Thomas Barwick—Getty Images
January 4, 2017 4:45 PM EST

A new female-only members club has become a focal point for the dialogue around the need for spaces where men need not apply. As profiled in Bloomberg, the Wing is one of the more high-profile examples of the new demand for all-women workspaces.

The value of such spaces has been gaining traction lately, whether in the form of capitalizing on the sense of safety in beauty salons to connect domestic violence survivors to the resources they need or slightly more divisive ideas like a place to eat wings away from the male gaze.

Kidding – the Wing is actually more of a social club with amenities like a lactation room and “makeup on demand,” co-founded last October by 29-year-old Audrey Gelman.

“He’s basically the only man that comes through here,” Gelman said of a passing AV guy.

As Bloomberg noted, there’s a new wave of similar venues popping up all over the place, including SheWorks Collective and New Women Space in New York City, Hera Hub in Phoenix, Southern California, Washington, D.C. and Stockholm, plus the forthcoming Rise Collaborative in St. Louis. Male-dominated spaces can cause women measurably increased stress, and that’s what the Wing and others are looking to relieve.

“Women are craving community, connection, and confidence, and that’s what we’re going to give them,” Rise Collaborative founder Stacy Taubman told. Bloomberg.

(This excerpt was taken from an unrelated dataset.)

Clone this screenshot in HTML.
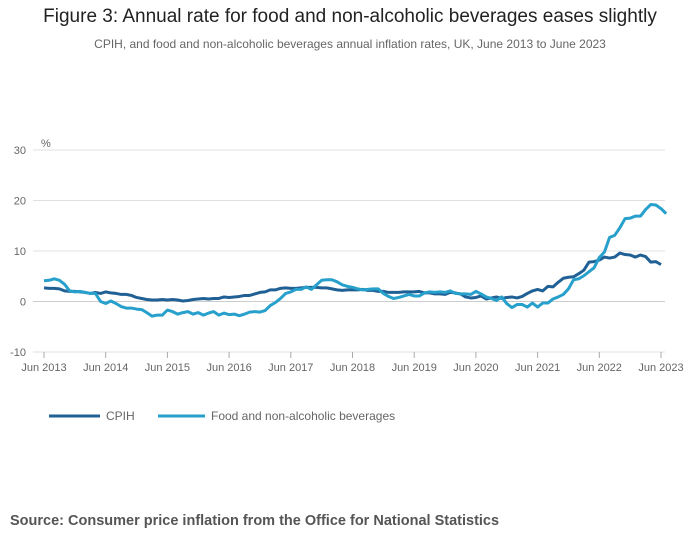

Social clubs are not a relatively new idea, but women-only ones – on this kind of scale – are. At $1,950 for an annual membership (or $185 per month) with a $100 registration fee – none of which includes the amenities – the Wing is cheaper than some other co-working spaces like WeWork ($220 per month). Still, the demographic skews toward wealthy, successful millennials (a third of the Wing’s members are from Brooklyn) and has something of an air of refinement and exclusion – not just gender-based – about its aesthetic. When the Bloomberg writer asked if the Wing would grant scholarships, Gelman replied “I don’t think the [male] CEO of WeWork is being asked if he’s giving out scholarships,” the various cultural implications of which we’re not even going to attempt to parse here.

What’s much more clear is that the Wing and its peers are becoming increasingly visible – and profitable. Membership has doubled since Gelman opened up shop.